** Start of Supplied data **
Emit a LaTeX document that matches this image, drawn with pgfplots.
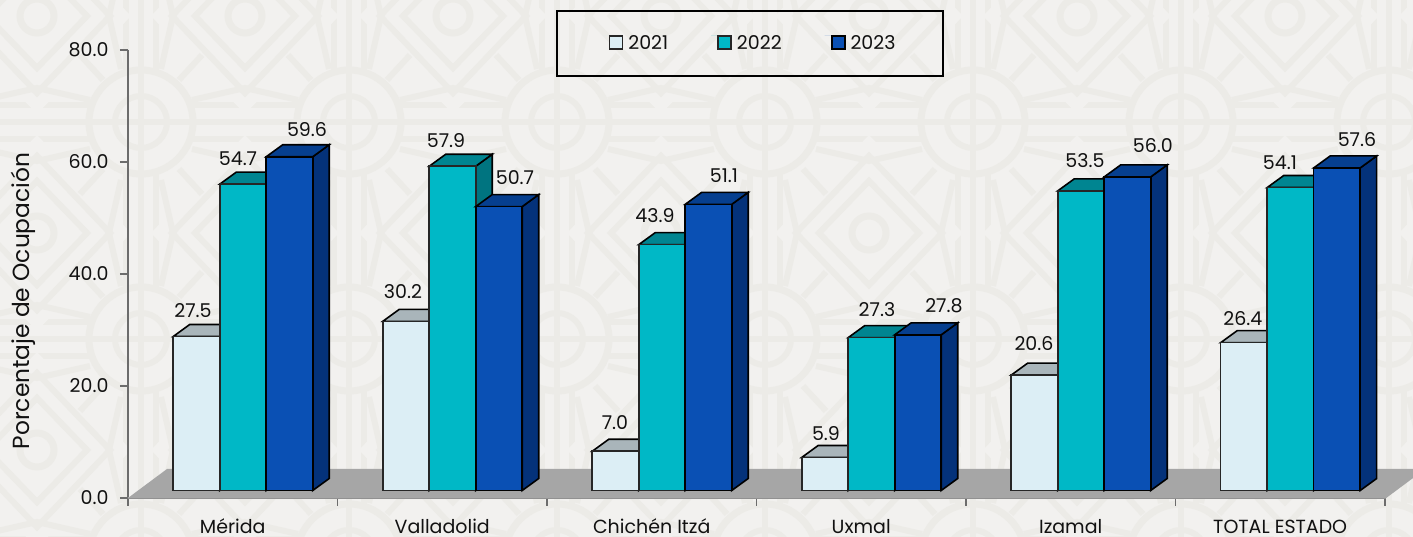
\documentclass[border=0pt]{standalone}
\usepackage{pgfplots}
\pgfplotsset{compat=1.18}
\usepackage{fontspec}
\setmainfont{Poppins}
\definecolor{bg}{HTML}{F2F1EF}
\definecolor{pat}{HTML}{ECEBE7}
\definecolor{txt}{HTML}{111111}
\definecolor{floorc}{HTML}{A6A6A6}
\definecolor{fa}{HTML}{DCEEF5}\definecolor{ta}{HTML}{A9B5BA}\definecolor{sa}{HTML}{8C999E}
\definecolor{fb}{HTML}{00B8C6}\definecolor{tb}{HTML}{008591}\definecolor{sb}{HTML}{007480}
\definecolor{fc}{HTML}{0A50B4}\definecolor{tc}{HTML}{063F8F}\definecolor{sc}{HTML}{04327A}
\newcommand\faces[5]{%
  \pgfmathsetmacro\xa{#1+(#2-23.25)/209.5}%
  \pgfmathsetmacro\xb{#1+(#2+23.25)/209.5}%
  \pgfmathsetmacro\xc{\xa+16.5/209.5}%
  \pgfmathsetmacro\xd{\xb+16.5/209.5}%
  \pgfmathsetmacro\ya{1.34}%
  \pgfmathsetmacro\yb{1.34+12/5.6}%
  \pgfmathsetmacro\yc{#3+1.34}%
  \pgfmathsetmacro\yd{#3+1.34+12/5.6}%
  \addplot[fill=#5,draw=black,line width=1.6pt,forget plot] coordinates {(\xb,\ya)(\xd,\yb)(\xd,\yd)(\xb,\yc)} --cycle;
  \addplot[fill=#4,draw=black,line width=1.6pt,forget plot] coordinates {(\xa,\yc)(\xb,\yc)(\xd,\yd)(\xc,\yd)} --cycle;
}
\pgfplotstableread{
x a b c
0 27.5 54.7 59.6
1 30.2 57.9 50.7
2 7.0 43.9 51.1
3 5.9 27.3 27.8
4 20.6 53.5 56.0
5 26.4 54.1 57.6
}\datatable
\begin{document}
\begin{tikzpicture}[x=1pt,y=1pt]
\useasboundingbox (-128,-39) rectangle (1285,498);
\clip (-128,-39) rectangle (1285,498);
\fill[bg] (-128,-39) rectangle (1285,498);
\begin{scope}[draw=pat,line width=6pt,yscale=-1,yshift=-498pt,xshift=-128pt]
 \foreach \k in {-1,...,7}{
  \pgfmathsetmacro\cx{141+208*\k}
  \draw (\cx-15,-10)--(\cx-15,560) (\cx,-10)--(\cx,560) (\cx+15,-10)--(\cx+15,560);
 }
 \foreach \j in {-1,...,2}{
  \pgfmathsetmacro\cy{122+217*\j}
  \draw (-10,\cy-17)--(1430,\cy-17) (-10,\cy)--(1430,\cy) (-10,\cy+17)--(1430,\cy+17);
 }
 \foreach \k in {-1,...,7}{
  \pgfmathsetmacro\cx{141+208*\k}
  \pgfmathsetmacro\dx{\cx+104}
  \foreach \j in {-1,...,2}{
   \pgfmathsetmacro\cy{122+217*\j}
   \pgfmathsetmacro\dy{\cy-106}
   \fill[bg] (\dx-94,\dy)--(\dx,\dy-98)--(\dx+94,\dy)--(\dx,\dy+98)--cycle;
   \draw (\dx-73,\dy)--(\dx,\dy-77)--(\dx+73,\dy)--(\dx,\dy+77)--cycle;
   \draw (\dx-50,\dy)--(\dx,\dy-52)--(\dx+50,\dy)--(\dx,\dy+52)--cycle;
   \draw[line width=7pt] (\dx,\dy) circle (17);
   \draw (\dx-53,\dy+84)--(\dx,\dy+72)--(\dx+53,\dy+84)
         (\dx-53,\dy-84)--(\dx,\dy-72)--(\dx+53,\dy-84)
         (\dx-84,\dy-53)--(\dx-72,\dy)--(\dx-84,\dy+53)
         (\dx+84,\dy-53)--(\dx+72,\dy)--(\dx+84,\dy+53);
   \draw (\dx+43,\dy+39)--(\dx+66,\dy+64) (\dx-43,\dy+39)--(\dx-66,\dy+64)
         (\dx+43,\dy-39)--(\dx+66,\dy-64) (\dx-43,\dy-39)--(\dx-66,\dy-64);
  }
 }
 \foreach \k in {-1,...,7}{
  \pgfmathsetmacro\cx{141+208*\k}
  \foreach \j in {-1,...,2}{
   \pgfmathsetmacro\cy{122+217*\j}
   \fill[bg] (\cx,\cy) circle (52);
   \draw[line width=7pt] (\cx,\cy) circle (52);
   \draw (\cx,\cy) circle (26);
   \draw (\cx-52,\cy)--(\cx+52,\cy) (\cx,\cy-52)--(\cx,\cy+52);
  }
 }
\end{scope}
\begin{axis}[
  at={(0,0)},anchor=south west,
  scale only axis,width=1257pt,height=448pt,
  xmin=-0.5,xmax=5.5,ymin=0,ymax=80,
  clip=false,
  axis x line=bottom,axis y line=left,
  axis line style={-,draw=gray!85!black,line width=1.4pt},
  xtick={0,...,5},
  xticklabels={Mérida,Valladolid,Chichén Itzá,Uxmal,Izamal,TOTAL ESTADO},
  minor xtick={-0.5,0.5,1.5,2.5,3.5,4.5,5.5},
  ytick={0,20,40,60,80},
  tick align=outside,
  major tick length=8pt,
  minor tick length=8pt,
  tick style={draw=gray!85!black,line width=1.4pt},
  major x tick style={draw=none},
  yticklabel style={/pgf/number format/fixed,/pgf/number format/fixed zerofill,/pgf/number format/precision=1,/pgf/number format/assume math mode=true,xshift=-8pt},
  ticklabel style={font=\fontsize{19}{22}\selectfont,text=txt},
  xticklabel style={anchor=base,yshift=-27.5pt,font=\fontsize{19}{22}\selectfont},
  xtick pos=bottom,ytick pos=left,
  ylabel={Porcentaje de Ocupación},
  every axis y label/.style={at={(-105pt,197pt)},rotate=90,anchor=center,font=\fontsize{23.3}{26}\selectfont,text=txt},
  legend columns=3,
  legend style={at={(622pt,454.5pt)},anchor=center,draw=black,line width=2pt,fill=none,
     font=\fontsize{19}{22}\selectfont,text=txt,inner xsep=46pt,inner ysep=22.5pt,
     /tikz/every even column/.append style={column sep=41pt},
     /tikz/every odd column/.append style={column sep=3pt}},
  legend image code/.code={\path[draw=none] (-7pt,0)--(13pt,0);\draw[#1,line width=1.6pt] (0pt,-13pt) rectangle (13pt,0pt);},
]
\addplot[fill=floorc,draw=none,forget plot] coordinates {(-0.5,0)(5.5,0)(5.5+39/209.5,29/5.6)(-0.5+39/209.5,29/5.6)} --cycle;
\addplot[draw=gray!70,line width=1.5pt,forget plot] coordinates {(-0.5,0)(5.5,0)(5.5+39/209.5,29/5.6)};

\faces{0}{-36.25}{27.5}{ta}{sa}\faces{1}{-36.25}{30.2}{ta}{sa}\faces{2}{-36.25}{7.0}{ta}{sa}\faces{3}{-36.25}{5.9}{ta}{sa}\faces{4}{-36.25}{20.6}{ta}{sa}\faces{5}{-36.25}{26.4}{ta}{sa}
\addplot[ybar,bar width=46.5pt,bar shift=-36.25pt,yshift=7.5pt,fill=fa,draw=black!85,line width=1.6pt] table[x=x,y=a] {\datatable};
\addlegendentry{\raisebox{1pt}{2021}}
\faces{0}{10.25}{54.7}{tb}{sb}\faces{1}{10.25}{57.9}{tb}{sb}\faces{2}{10.25}{43.9}{tb}{sb}\faces{3}{10.25}{27.3}{tb}{sb}\faces{4}{10.25}{53.5}{tb}{sb}\faces{5}{10.25}{54.1}{tb}{sb}
\addplot[ybar,bar width=46.5pt,bar shift=10.25pt,yshift=7.5pt,fill=fb,draw=black!85,line width=1.6pt] table[x=x,y=b] {\datatable};
\addlegendentry{\raisebox{1pt}{2022}}
\faces{0}{56.75}{59.6}{tc}{sc}\faces{1}{56.75}{50.7}{tc}{sc}\faces{2}{56.75}{51.1}{tc}{sc}\faces{3}{56.75}{27.8}{tc}{sc}\faces{4}{56.75}{56.0}{tc}{sc}\faces{5}{56.75}{57.6}{tc}{sc}
\addplot[ybar,bar width=46.5pt,bar shift=56.75pt,yshift=7.5pt,fill=fc,draw=black,line width=1.6pt] table[x=x,y=c] {\datatable};
\addlegendentry{\raisebox{1pt}{2023}}

\addplot[draw=none,mark=none,forget plot,nodes near coords,point meta=explicit symbolic,
  every node near coord/.style={anchor=center,inner sep=0pt,font=\fontsize{19}{22}\selectfont,text=txt}]
 table[x expr=(\thisrow{px}-232.75)/209.5,y expr=(498-\thisrow{py})/5.6,meta=l] {
px py l
193 311 27.5
238 159 54.7
307 130 59.6
403 292 30.2
446 141 57.9
515 178 50.7
615 423 7.0
655 216 43.9
724 176 51.1
826 434 5.9
877 310 27.3
944 306 27.8
1034 344 20.6
1085 161 53.5
1153 146 56.0
1243 319 26.4
1280 163 54.1
1357 140 57.6
};
\end{axis}
\end{tikzpicture}
\end{document}
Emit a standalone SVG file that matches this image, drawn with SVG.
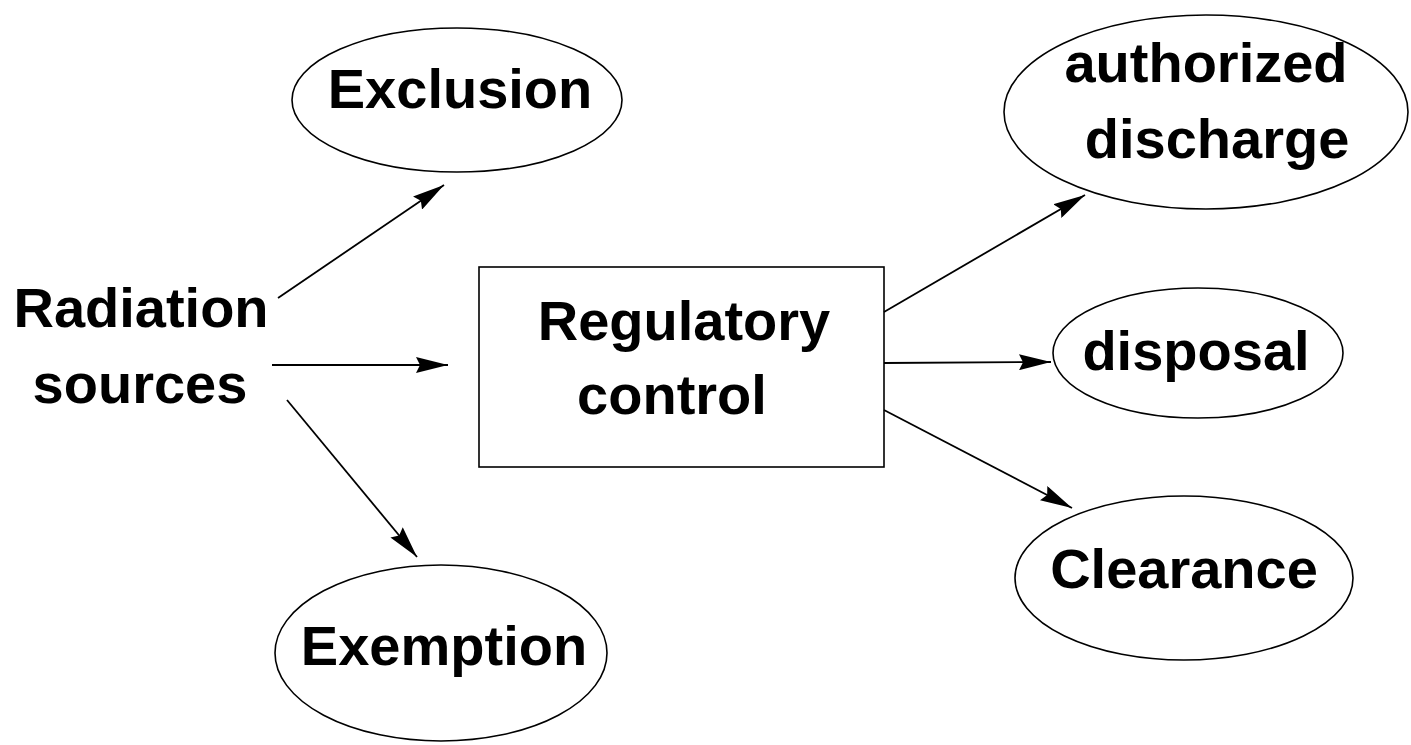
<svg xmlns="http://www.w3.org/2000/svg" width="1411" height="745" viewBox="0 0 1411 745">
<defs>
<style>
.t{font-family:"Liberation Sans",Arial,sans-serif;font-weight:bold;font-size:56px;fill:#000;text-anchor:middle}
.n{fill:#fff;stroke:#000;stroke-width:1.6}
.c{stroke:#000;stroke-width:1.8;fill:none;marker-end:url(#ah)}
</style>
<marker id="ah" markerUnits="userSpaceOnUse" markerWidth="34" markerHeight="16" refX="32" refY="8" orient="auto">
<path d="M0,0 L32,8 L0,16 L4,8 z" fill="#000"/>
</marker>
</defs>
<rect width="1411" height="745" fill="#fff"/>
<g id="radiation">
<text class="t" x="141" y="327">Radiation</text>
<text class="t" x="140" y="403">sources</text>
</g>
<g id="exclusion">
<ellipse class="n" cx="457" cy="100" rx="165" ry="72"/>
<text class="t" x="460" y="108">Exclusion</text>
</g>
<g id="exemption">
<ellipse class="n" cx="441" cy="653" rx="166" ry="88"/>
<text class="t" x="444" y="665">Exemption</text>
</g>
<g id="regulatory">
<rect class="n" x="479" y="267" width="405" height="200"/>
<text class="t" x="684" y="340">Regulatory</text>
<text class="t" x="672" y="414">control</text>
</g>
<g id="authorized">
<ellipse class="n" cx="1206" cy="112" rx="202" ry="97"/>
<text class="t" x="1206" y="82">authorized</text>
<text class="t" x="1217" y="158">discharge</text>
</g>
<g id="disposal">
<ellipse class="n" cx="1198" cy="353" rx="145" ry="65"/>
<text class="t" x="1196" y="370">disposal</text>
</g>
<g id="clearance">
<ellipse class="n" cx="1184" cy="578" rx="169" ry="82"/>
<text class="t" x="1184" y="588">Clearance</text>
</g>
<g id="connectors">
<line class="c" x1="278" y1="298" x2="444" y2="185"/>
<line class="c" x1="272" y1="365" x2="448" y2="365"/>
<line class="c" x1="287" y1="400" x2="417" y2="557"/>
<line class="c" x1="884" y1="312" x2="1085" y2="195"/>
<line class="c" x1="884" y1="363" x2="1051" y2="362"/>
<line class="c" x1="884" y1="410" x2="1072" y2="508"/>
</g>
</svg>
** End of Supplied data **
# [Task directions]
From the records above, pick out and copy each line holding the word "standalone".

# [Response]
\documentclass[border=0pt]{standalone}
Emit a standalone SVG file that matches this image, drawn with SVG.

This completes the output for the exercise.